Two Winnipeg scores, by Dupont in the first period, resulted from errors by left wing Torrie Robertson, who was thereafter seated on the bench while Jarvis, a center, took his place on the left side with Charron and Dennis Ververgaert.
The other two booboos were committed by defenseman Darren Veitch, caught out of position on a drive by Doug Smail, then involved in a confused change when Dupont raced past him to make it 4-2 with 4:16 left. i
That appeared to ice McVie's first-ever success over Washington, but instead the Capitals made it a disastrous night for the 12,095 fans, McVie and Winnipeg General Manager John Ferguson, who began tearing up the press box in disgust.
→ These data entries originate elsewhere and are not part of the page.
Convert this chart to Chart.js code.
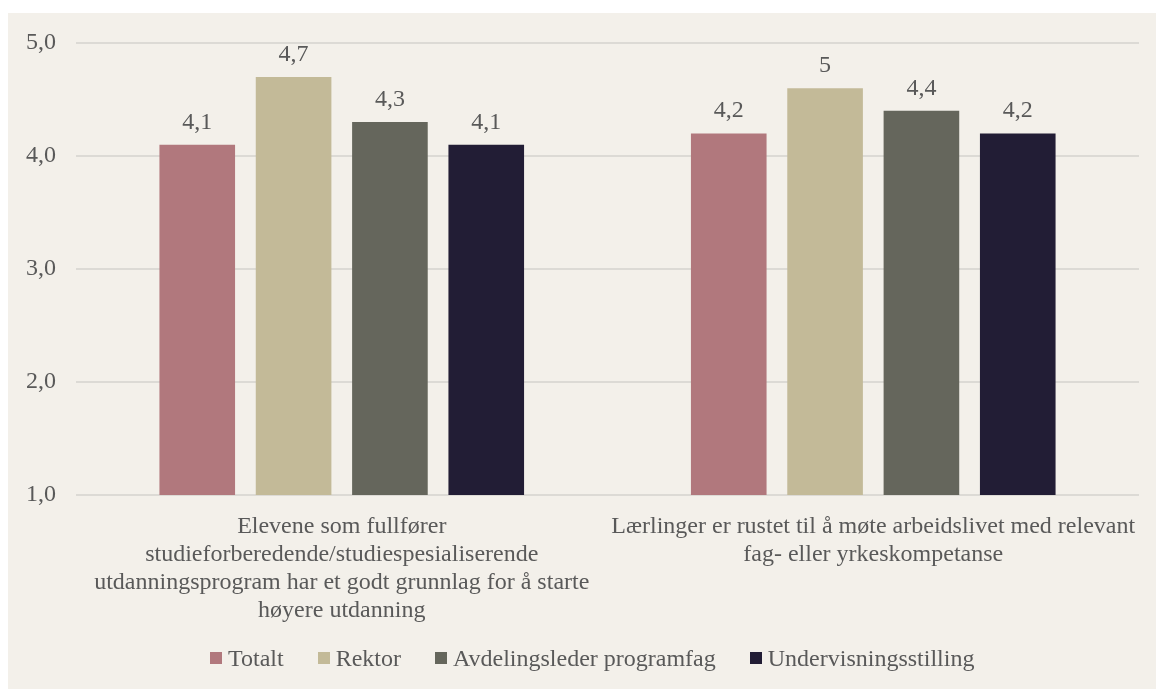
<!DOCTYPE html>
<html>
<head>
<meta charset="utf-8">
<script src="https://cdn.jsdelivr.net/npm/chart.js@4.4.1/dist/chart.umd.min.js"></script>
<style>
  html, body { margin: 0; padding: 0; background: #ffffff; }
  #wrap { position: absolute; left: 8px; top: 13px; width: 1148px; height: 676px; background: #f3f0ea; }
  canvas { display: block; }
  #legend { position: absolute; left: 202px; top: 630px; height: 30px; display: flex; align-items: center;
            font-family: "Liberation Serif", "Times New Roman", serif; font-size: 24px; color: #595959; white-space: nowrap; }
  .item { display: flex; align-items: center; margin-right: 34px; }
  .box { width: 12px; height: 12px; margin-right: 6px; }
</style>
</head>
<body>
<div id="wrap"><canvas id="c" width="1148" height="676"></canvas><div id="legend"></div></div>
<script>
// ---- data ----
const categories = [
  ["Elevene som fullfører", "studieforberedende/studiespesialiserende", "utdanningsprogram har et godt grunnlag for å starte", "høyere utdanning"],
  ["Lærlinger er rustet til å møte arbeidslivet med relevant", "fag- eller yrkeskompetanse"]
];
const seriesNames = ["Totalt", "Rektor", "Avdelingsleder programfag", "Undervisningsstilling"];
const totalt = [4.1, 4.2];
const rektor = [4.7, 4.6];
const avdelingsleder = [4.3, 4.4];
const undervisning = [4.1, 4.2];
// data labels as printed in the source chart
const totaltLabels = ["4,1", "4,2"];
const rektorLabels = ["4,7", "5"];
const avdelingslederLabels = ["4,3", "4,4"];
const undervisningLabels = ["4,1", "4,2"];
const yTicks = [1, 2, 3, 4, 5];

const colors = ["#b1787d", "#c3ba98", "#65665c", "#221d35"];
const FONT = '"Liberation Serif", "Times New Roman", serif';
const TEXT = "#595959";
const FS = 24;

const seriesValues = [totalt, rektor, avdelingsleder, undervisning];
const seriesLabels = [totaltLabels, rektorLabels, avdelingslederLabels, undervisningLabels];

// legend (HTML, built from the series names and colours)
const legendEl = document.getElementById("legend");
seriesNames.forEach((name, i) => {
  const item = document.createElement("div");
  item.className = "item";
  const box = document.createElement("span");
  box.className = "box";
  box.style.background = colors[i];
  const txt = document.createElement("span");
  txt.textContent = name;
  item.appendChild(box);
  item.appendChild(txt);
  legendEl.appendChild(item);
});

const valueLabelPlugin = {
  id: "valueLabels",
  afterDatasetsDraw(chart) {
    const ctx = chart.ctx;
    ctx.save();
    ctx.font = FS + "px " + FONT;
    ctx.fillStyle = TEXT;
    ctx.textAlign = "center";
    ctx.textBaseline = "alphabetic";
    chart.data.datasets.forEach((ds, i) => {
      const meta = chart.getDatasetMeta(i);
      meta.data.forEach((bar, j) => {
        ctx.fillText(seriesLabels[i][j], bar.x, bar.y - 16);
      });
    });
    ctx.restore();
  }
};

new Chart(document.getElementById("c"), {
  type: "bar",
  data: {
    labels: categories,
    datasets: seriesNames.map((name, i) => ({
      label: name,
      data: seriesValues[i],
      backgroundColor: colors[i],
      borderWidth: 0,
      categoryPercentage: 0.725,
      barPercentage: 0.785
    }))
  },
  options: {
    responsive: false,
    animation: false,
    devicePixelRatio: 1,
    layout: { padding: { left: 0, right: 17, top: 30, bottom: 54 } },
    plugins: {
      legend: { display: false },
      tooltip: { enabled: false }
    },
    scales: {
      x: {
        grid: { display: false },
        border: { display: false },
        ticks: {
          color: TEXT,
          font: { family: FONT, size: FS, lineHeight: 1.167 },
          maxRotation: 0,
          autoSkip: false,
          padding: 10
        },
        afterFit(scale) { scale.height = 140; }
      },
      y: {
        min: 1,
        max: 5,
        afterBuildTicks(scale) { scale.ticks = yTicks.map(v => ({ value: v })); },
        grid: { color: "#dcdad5", lineWidth: 2, drawTicks: true, tickLength: 20, tickColor: "rgba(0,0,0,0)" },
        border: { display: false },
        ticks: {
          color: TEXT,
          font: { family: FONT, size: FS },
          padding: 0,
          callback: (v) => Number(v).toFixed(1).replace(".", ",")
        },
        afterFit(scale) { scale.width = 68; }
      }
    }
  },
  plugins: [valueLabelPlugin]
});
</script>
</body>
</html>
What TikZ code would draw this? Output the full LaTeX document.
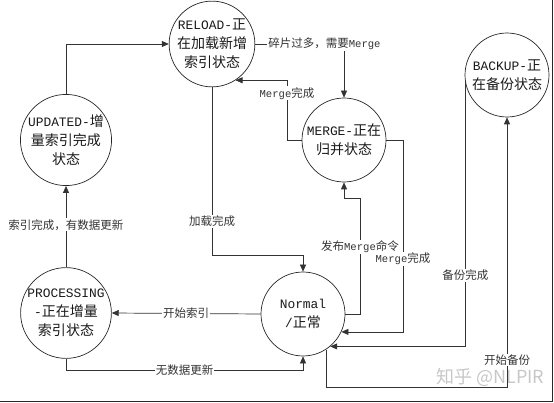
\documentclass[tikz,border=0pt]{standalone}
\usepackage{fontspec}
\setmainfont{Liberation Mono}[Scale=0.92]
\newfontfamily\zh{Noto Sans CJK SC}
\usetikzlibrary{arrows.meta}
\begin{document}
\begin{tikzpicture}[x=1pt,y=-1pt,
 state/.style={circle,draw=black!85,line width=0.7pt,minimum size=84pt,inner sep=0pt,align=center,font=\fontsize{14}{19}\selectfont,text=black!90},
 conn/.style={draw=black!80,line width=0.7pt},
 arr/.style={conn,-{Triangle[length=7pt,width=6pt]}},
 lab/.style={fill=white,inner sep=1pt,font=\fontsize{11.5}{13}\selectfont,text=black!80},
 frame/.style={draw=black!85,line width=1.8pt}]
\useasboundingbox (0,0) rectangle (554,403);
\node[text=black!22,font=\zh\fontsize{18}{18}\selectfont,anchor=west] (wm) at (433,377) {知乎 @NLPIR};

\node[state] (rel) at (212,44) {RELOAD-{\zh 正}\\{\zh 在加载新增}\\{\zh 索引状态}};
\node[state] (upd) at (66,140) {UPDATED-{\zh 增}\\{\zh 量索引完成}\\{\zh 状态}};
\node[state] (mrg) at (344,140) {MERGE-{\zh 正在}\\{\zh 归并状态}};
\node[state] (bak) at (507,75) {BACKUP-{\zh 正}\\{\zh 在备份状态}};
\node[state] (pro) at (66,313) {PROCESSING\\-{\zh 正在增量}\\{\zh 索引状态}};
\node[state] (nor) at (303,314) {Normal\\/{\zh 正常}};

\coordinate (c1) at (287,0);
\coordinate (c2) at (0,255);
\coordinate (c3) at (360,198);
\coordinate (c4) at (403,0);
\coordinate (c5) at (0,387);
\coordinate (c6) at (0,370);

\draw[arr] (upd.north) |- (rel.west);
\draw[arr] (rel.east) -| node[lab,pos=0.39]{{\zh 碎片过多，需要}Merge} (mrg.north);
\draw[arr] (mrg.west) -| node[lab,pos=0.89]{Merge{\zh 完成}} (c1 |- rel.-57) -- (rel.-57);
\draw[arr] (rel.south) -- node[lab,pos=0.8]{\zh 加载完成} (rel.south |- c2) -| (nor.north);
\draw[arr] (nor.east) -| node[lab,pos=0.79]{{\zh 发布}Merge{\zh 命令}} (c3) -| (mrg.south);
\draw[arr] (mrg.east) -| node[lab,pos=0.81]{Merge{\zh 完成}} (c4 |- nor.-25) -- (nor.-25);
\draw[arr] (bak.190) -- node[lab,pos=0.73]{\zh 备份完成} (bak.190 |- nor.-50) -- (nor.-50);
\draw[arr] (nor.-57) -- (nor.-57 |- c5) -| node[lab,pos=0.55]{\zh 开始备份} (bak.south);
\draw[arr] (nor.west) -- node[lab]{\zh 开始索引} (pro.east);
\draw[arr] (pro.south) -- (pro.south |- c6) -| node[lab,pos=0.25]{\zh 无数据更新} (nor.south);
\draw[arr] (pro.north) -- node[lab,pos=0.52]{\zh 索引完成，有数据更新} (upd.south);

\draw[frame] (552.5,0) -- (552.5,401.5) -- (0,401.5);
\end{tikzpicture}
\end{document}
Winnipeg's winless streak was reaching seven at the same time the Capitals' similar string was hitting six, but the Jets have won only one game while the Capitals are not too bad off at 3-4-5.
This was the finale of a five-game road trip in which Washington played four ties and lost to Los Angeles. Although Washington had a 35-28 shooting edge and generally dominated play, it was glad to pick up one point because of the sensational goaltending of the 5-foot-7 Middlebrook, who came into the contest with a 5.25 goals-against mark.
"We'll take one point out of this one," Rick Green said.